We will bring you up to date of any new developments of this very critical project at our April 11 General Meeting.
The homeowner’s lawsuits between themselves, the City and their insurance carriers have been settled. Basically, the major issue was who would pay how much and to whom. This will allow everyone to be on the same page and move forward with what really matters… getting the hill repaired. This will now give workers the right-of-way to commence work on the hill that has been long overdue and stuck in a quagmire by legal process.

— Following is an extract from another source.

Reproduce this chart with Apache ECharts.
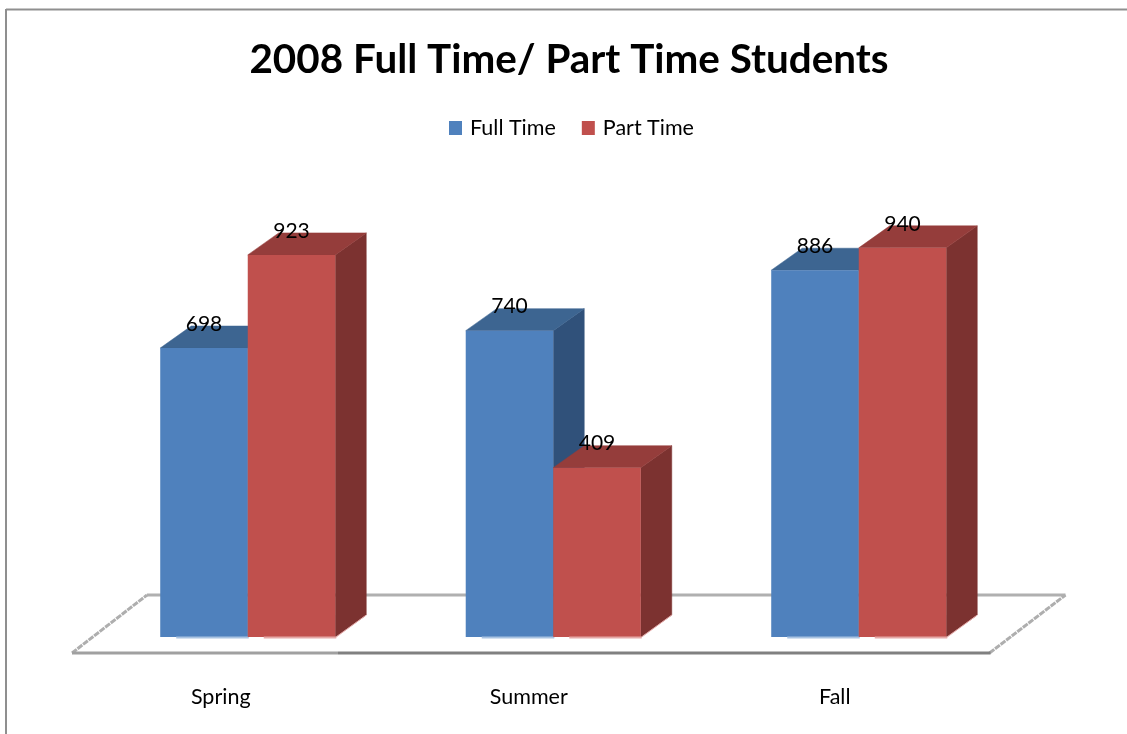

The construction plans are complete, save for a few changes to satisfy the homeowners. These plans should be complete this month and will be ready to go out to bid in early February, with final bids acceptance in March. A contractor will then be selected and approved by City Council. If all goes well and the rains don’t impede activity, construction will commence in April and be completed in September 2007. As they say, “from our mouths to God’s ears”.
The City has communicated with FEMA, who’s funding is still undetermined, and further explained the reasons for the delays in the project and the necessity for the City’s extension request. While they have not heard back from FEMA, the City is obligated to move forward with the project in accordance with the terms of the settlement agreement with the homeowners.
Therefore, THE PROJECT WILL MOVE FORWARD REGARDLESS OF WHAT FEMA FUNDS OR DOESN’T FUND.
As a side note, the City purchased the house at 10745 Cranks (the blue and orange one). The official explanation is that it made the settlement agreement less complicated. The house will remain as-is unless it is determined that repairing the hill would be easier if it were demolished. After the completing of the repair, the property will probably be sold by the City to whoever wants to purchase the property.